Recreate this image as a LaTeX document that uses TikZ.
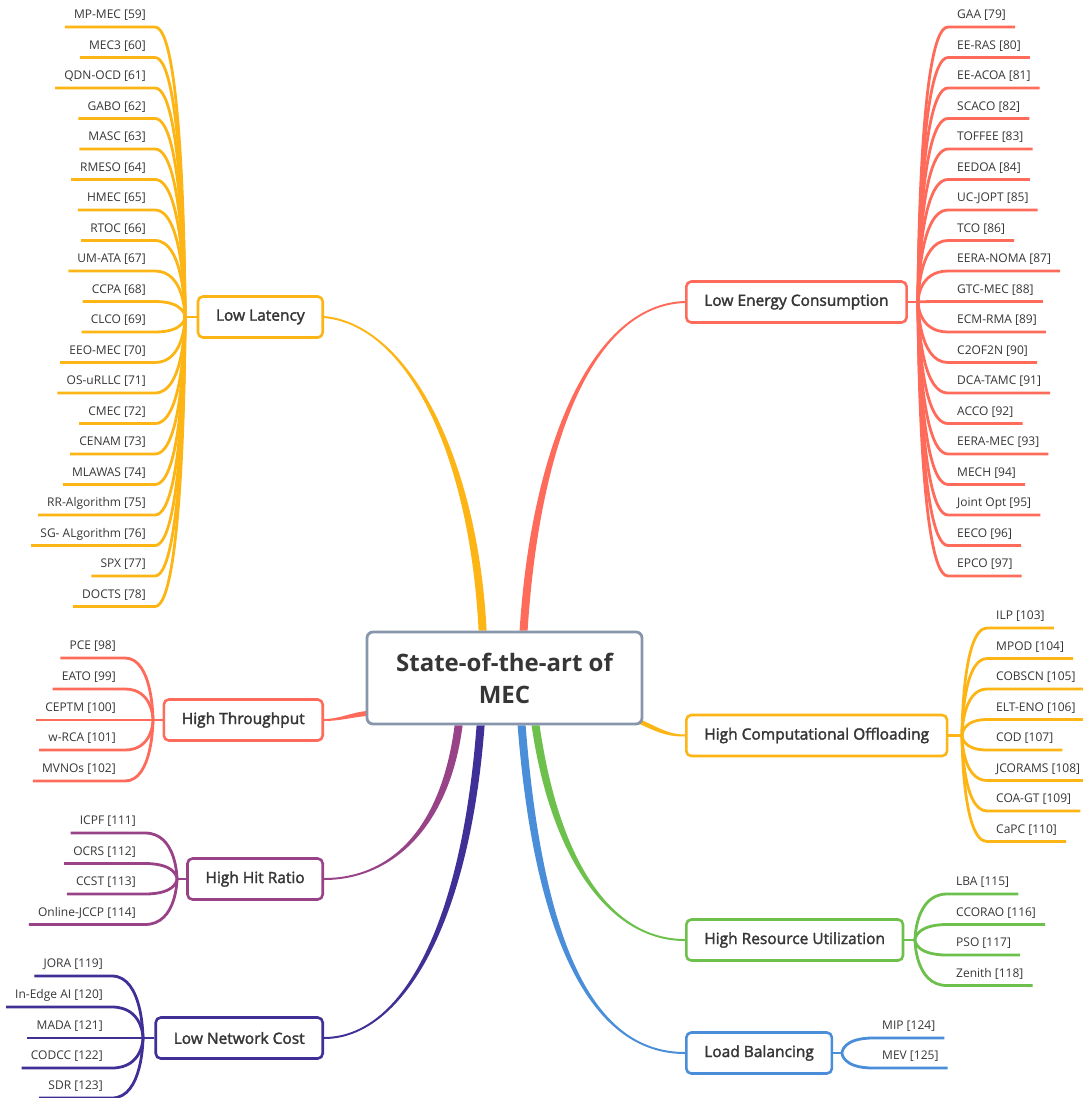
\documentclass[tikz,border=0pt]{standalone}
\usepackage{fontspec}
\setmainfont{Open Sans}
\newfontfamily\topicfont[FakeBold=2]{Open Sans}
\usetikzlibrary{calc,backgrounds}
\definecolor{txt}{HTML}{363636}
\definecolor{mmorange}{HTML}{FDB515}
\definecolor{mmred}{HTML}{FF6B5A}
\definecolor{mmpurple}{HTML}{984388}
\definecolor{mmindigo}{HTML}{3E3096}
\definecolor{mmgreen}{HTML}{6CC04B}
\definecolor{mmblue}{HTML}{4A8ED9}
\definecolor{mmgray}{HTML}{8896AB}
\colorlet{br}{mmorange}
\tikzset{
  wire/.style  = {draw=br, line width=2.8pt},
  leaf/.style  = {font=\fontsize{12}{14}\selectfont, text=txt, inner xsep=9pt,
                  inner ysep=8pt, text depth=0pt},
  topic/.style = {draw=br, fill=white, line width=2.6pt, rounded corners=5pt,
                  minimum height=41pt, inner xsep=18pt, text=txt,
                  font=\topicfont\fontsize{15.5}{18}\selectfont},
  root/.style  = {draw=mmgray, fill=white, line width=2.8pt, rounded corners=6pt,
                  minimum width=275pt, minimum height=92pt, align=center,
                  text=txt, font=\bfseries\fontsize{24}{32}\selectfont},
}
% leaf on the left / right side, wired to a hub coordinate
\newcommand\leafL[5]{%
  \node[leaf, anchor=south east] (#1) at (#2,#3) {#5};
  \draw[wire] (#1.south west) -- (#1.south east)
    .. controls (#4 |- #1.south east) and (#4) .. (#4);}
\newcommand\leafR[5]{%
  \node[leaf, anchor=south west] (#1) at (#2,#3) {#5};
  \draw[wire] (#1.south east) -- (#1.south west)
    .. controls (#4 |- #1.south west) and (#4) .. (#4);}
% tapered main branch
\newcommand\taper[7]{%
  \fill[#1] ($#2+#6$) .. controls ($#3+#6$) and ($#4+#7$) .. ($#5+#7$)
    -- ($#5-#7$) .. controls ($#4-#7$) and ($#3-#6$) .. ($#2-#6$) -- cycle;}

\begin{document}
\begin{tikzpicture}[x=1pt, y=-1pt]
  \useasboundingbox (0,0) rectangle (1082,1098);
  \node[root] (c) at (504.5,678) {State-of-the-art of\\MEC};

  % Low Latency
  \begin{scope}
    \colorlet{br}{mmorange}
    \node[topic, anchor=east] (ll) at (324,317) {Low Latency};
    \coordinate (hll) at (185,317);
    \draw[wire] (hll) -- (ll.west);
    \leafL{ll1}{155}{27}{hll}{MP-MEC [59]}
    \leafL{ll2}{155}{57.5}{hll}{MEC3 [60]}
    \leafL{ll3}{155}{88}{hll}{QDN-OCD [61]}
    \leafL{ll4}{155}{118.5}{hll}{GABO [62]}
    \leafL{ll5}{155}{149}{hll}{MASC [63]}
    \leafL{ll6}{155}{179.5}{hll}{RMESO [64]}
    \leafL{ll7}{155}{210}{hll}{HMEC [65]}
    \leafL{ll8}{155}{240.5}{hll}{RTOC [66]}
    \leafL{ll9}{155}{271}{hll}{UM-ATA [67]}
    \leafL{ll10}{155}{301.5}{hll}{CCPA [68]}
    \leafL{ll11}{155}{332}{hll}{CLCO [69]}
    \leafL{ll12}{155}{362.5}{hll}{EEO-MEC [70]}
    \leafL{ll13}{155}{393}{hll}{OS-uRLLC [71]}
    \leafL{ll14}{155}{423.5}{hll}{CMEC [72]}
    \leafL{ll15}{155}{454}{hll}{CENAM [73]}
    \leafL{ll16}{155}{484.5}{hll}{MLAWAS [74]}
    \leafL{ll17}{155}{515}{hll}{RR-Algorithm [75]}
    \leafL{ll18}{155}{545.5}{hll}{SG- ALgorithm [76]}
    \leafL{ll19}{155}{576}{hll}{SPX [77]}
    \leafL{ll20}{155}{606.5}{hll}{DOCTS [78]}
  \end{scope}

  % Low Energy Consumption
  \begin{scope}
    \colorlet{br}{mmred}
    \node[topic, anchor=west] (le) at (685,302) {Low Energy Consumption};
    \coordinate (hle) at (918,302);
    \draw[wire] (le.east) -- (hle);
    \leafR{le1}{948}{27}{hle}{GAA [79]}
    \leafR{le2}{948}{57.5}{hle}{EE-RAS [80]}
    \leafR{le3}{948}{88}{hle}{EE-ACOA [81]}
    \leafR{le4}{948}{118.5}{hle}{SCACO [82]}
    \leafR{le5}{948}{149}{hle}{TOFFEE [83]}
    \leafR{le6}{948}{179.5}{hle}{EEDOA [84]}
    \leafR{le7}{948}{210}{hle}{UC-JOPT [85]}
    \leafR{le8}{948}{240.5}{hle}{TCO [86]}
    \leafR{le9}{948}{271}{hle}{EERA-NOMA [87]}
    \leafR{le10}{948}{301.5}{hle}{GTC-MEC [88]}
    \leafR{le11}{948}{332}{hle}{ECM-RMA [89]}
    \leafR{le12}{948}{362.5}{hle}{C2OF2N [90]}
    \leafR{le13}{948}{393}{hle}{DCA-TAMC [91]}
    \leafR{le14}{948}{423.5}{hle}{ACCO [92]}
    \leafR{le15}{948}{454}{hle}{EERA-MEC [93]}
    \leafR{le16}{948}{484.5}{hle}{MECH [94]}
    \leafR{le17}{948}{515}{hle}{Joint Opt [95]}
    \leafR{le18}{948}{545.5}{hle}{EECO [96]}
    \leafR{le19}{948}{576}{hle}{EPCO [97]}
  \end{scope}

  % High Throughput
  \begin{scope}
    \colorlet{br}{mmred}
    \node[topic, anchor=east] (ht) at (324,720) {High Throughput};
    \coordinate (hht) at (153,720);
    \draw[wire] (hht) -- (ht.west);
    \leafL{ht1}{125}{658}{hht}{PCE [98]}
    \leafL{ht2}{125}{689}{hht}{EATO [99]}
    \leafL{ht3}{125}{720}{hht}{CEPTM [100]}
    \leafL{ht4}{125}{750}{hht}{w-RCA [101]}
    \leafL{ht5}{125}{781}{hht}{MVNOs [102]}
  \end{scope}

  % High Computational Offloading
  \begin{scope}
    \colorlet{br}{mmorange}
    \node[topic, anchor=west] (co) at (685,735.5) {High Computational Offloading};
    \coordinate (hco) at (962,735.5);
    \draw[wire] (co.east) -- (hco);
    \leafR{co1}{987}{628}{hco}{ILP [103]}
    \leafR{co2}{987}{658.5}{hco}{MPOD [104]}
    \leafR{co3}{987}{689}{hco}{COBSCN [105]}
    \leafR{co4}{987}{719.5}{hco}{ELT-ENO [106]}
    \leafR{co5}{987}{750}{hco}{COD [107]}
    \leafR{co6}{987}{780.5}{hco}{JCORAMS [108]}
    \leafR{co7}{987}{811}{hco}{COA-GT [109]}
    \leafR{co8}{987}{841.5}{hco}{CaPC [110]}
  \end{scope}

  % High Hit Ratio
  \begin{scope}
    \colorlet{br}{mmpurple}
    \node[topic, anchor=east] (hh) at (324,879) {High Hit Ratio};
    \coordinate (hhh) at (177,879);
    \draw[wire] (hhh) -- (hh.west);
    \leafL{hh1}{145}{833}{hhh}{ICPF [111]}
    \leafL{hh2}{145}{863.5}{hhh}{OCRS [112]}
    \leafL{hh3}{145}{894}{hhh}{CCST [113]}
    \leafL{hh4}{145}{924.5}{hhh}{Online-JCCP [114]}
  \end{scope}

  % High Resource Utilization
  \begin{scope}
    \colorlet{br}{mmgreen}
    \node[topic, anchor=west] (ru) at (685,940) {High Resource Utilization};
    \coordinate (hru) at (915,940);
    \draw[wire] (ru.east) -- (hru);
    \leafR{ru1}{947}{894}{hru}{LBA [115]}
    \leafR{ru2}{947}{924.5}{hru}{CCORAO [116]}
    \leafR{ru3}{947}{955}{hru}{PSO [117]}
    \leafR{ru4}{947}{985.5}{hru}{Zenith [118]}
  \end{scope}

  % Low Network Cost
  \begin{scope}
    \colorlet{br}{mmindigo}
    \node[topic, anchor=east] (nc) at (324,1038) {Low Network Cost};
    \coordinate (hnc) at (143,1038);
    \draw[wire] (hnc) -- (nc.west);
    \leafL{nc1}{112}{976}{hnc}{JORA [119]}
    \leafL{nc2}{112}{1007}{hnc}{In-Edge AI [120]}
    \leafL{nc3}{112}{1038}{hnc}{MADA [121]}
    \leafL{nc4}{112}{1068}{hnc}{CODCC [122]}
    \leafL{nc5}{112}{1098}{hnc}{SDR [123]}
  \end{scope}

  % Load Balancing
  \begin{scope}
    \colorlet{br}{mmblue}
    \node[topic, anchor=west] (lb) at (685,1053) {Load Balancing};
    \coordinate (hlb) at (842,1053);
    \draw[wire] (lb.east) -- (hlb);
    \leafR{lb1}{873}{1038}{hlb}{MIP [124]}
    \leafR{lb2}{873}{1068}{hlb}{MEV [125]}
  \end{scope}

  % main branches, behind the boxes
  \coordinate (sll) at ($(c.north west)+(117,0)$);
  \coordinate (sle) at ($(c.north west)+(158,0)$);
  \coordinate (sht) at ($(c.south west)+(2,-12)$);
  \coordinate (shh) at ($(c.south west)+(93,0)$);
  \coordinate (snc) at ($(c.south west)+(115,0)$);
  \coordinate (slb) at ($(c.south west)+(156,0)$);
  \coordinate (sru) at ($(c.south west)+(170,0)$);
  \coordinate (sco) at ($(c.south east)+(-4,-4)$);
  \begin{scope}[on background layer]
    \taper{mmorange}{(sll)}{(474,460)}{(410,325)}{(ll.east)}{(4,0)}{(0,-1)}
    \taper{mmred}{(sle)}{(535,450)}{(590,305)}{(le.west)}{(-4,0)}{(0,-1)}
    \taper{mmred}{(sht)}{(350,715)}{(340,720)}{(ht.east)}{(0,2.5)}{(0,1)}
    \taper{mmpurple}{(shh)}{(445,830)}{(390,879)}{(hh.east)}{(4,0)}{(0,1)}
    \taper{mmindigo}{(snc)}{(465,930)}{(400,1038)}{(nc.east)}{(4,0)}{(0,1)}
    \taper{mmblue}{(slb)}{(540,960)}{(600,1053)}{(lb.west)}{(-4,0)}{(0,1)}
    \taper{mmgreen}{(sru)}{(555,860)}{(610,940)}{(ru.west)}{(-4,0)}{(0,1)}
    \taper{mmorange}{(sco)}{(662,732)}{(670,735.5)}{(co.west)}{(0,2.5)}{(0,1)}
  \end{scope}
\end{tikzpicture}
\end{document}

_____

What to work on: Exactly restate the lines from the beginning of the data through the line with "(c) at (504.5,678)", and no others, keeping pictures out.

Response to this exercise:
Recreate this image as a LaTeX document that uses TikZ.
\documentclass[tikz,border=0pt]{standalone}
\usepackage{fontspec}
\setmainfont{Open Sans}
\newfontfamily\topicfont[FakeBold=2]{Open Sans}
\usetikzlibrary{calc,backgrounds}
\definecolor{txt}{HTML}{363636}
\definecolor{mmorange}{HTML}{FDB515}
\definecolor{mmred}{HTML}{FF6B5A}
\definecolor{mmpurple}{HTML}{984388}
\definecolor{mmindigo}{HTML}{3E3096}
\definecolor{mmgreen}{HTML}{6CC04B}
\definecolor{mmblue}{HTML}{4A8ED9}
\definecolor{mmgray}{HTML}{8896AB}
\colorlet{br}{mmorange}
\tikzset{
  wire/.style  = {draw=br, line width=2.8pt},
  leaf/.style  = {font=\fontsize{12}{14}\selectfont, text=txt, inner xsep=9pt,
                  inner ysep=8pt, text depth=0pt},
  topic/.style = {draw=br, fill=white, line width=2.6pt, rounded corners=5pt,
                  minimum height=41pt, inner xsep=18pt, text=txt,
                  font=\topicfont\fontsize{15.5}{18}\selectfont},
  root/.style  = {draw=mmgray, fill=white, line width=2.8pt, rounded corners=6pt,
                  minimum width=275pt, minimum height=92pt, align=center,
                  text=txt, font=\bfseries\fontsize{24}{32}\selectfont},
}
% leaf on the left / right side, wired to a hub coordinate
\newcommand\leafL[5]{%
  \node[leaf, anchor=south east] (#1) at (#2,#3) {#5};
  \draw[wire] (#1.south west) -- (#1.south east)
    .. controls (#4 |- #1.south east) and (#4) .. (#4);}
\newcommand\leafR[5]{%
  \node[leaf, anchor=south west] (#1) at (#2,#3) {#5};
  \draw[wire] (#1.south east) -- (#1.south west)
    .. controls (#4 |- #1.south west) and (#4) .. (#4);}
% tapered main branch
\newcommand\taper[7]{%
  \fill[#1] ($#2+#6$) .. controls ($#3+#6$) and ($#4+#7$) .. ($#5+#7$)
    -- ($#5-#7$) .. controls ($#4-#7$) and ($#3-#6$) .. ($#2-#6$) -- cycle;}

\begin{document}
\begin{tikzpicture}[x=1pt, y=-1pt]
  \useasboundingbox (0,0) rectangle (1082,1098);
  \node[root] (c) at (504.5,678) {State-of-the-art of\\MEC};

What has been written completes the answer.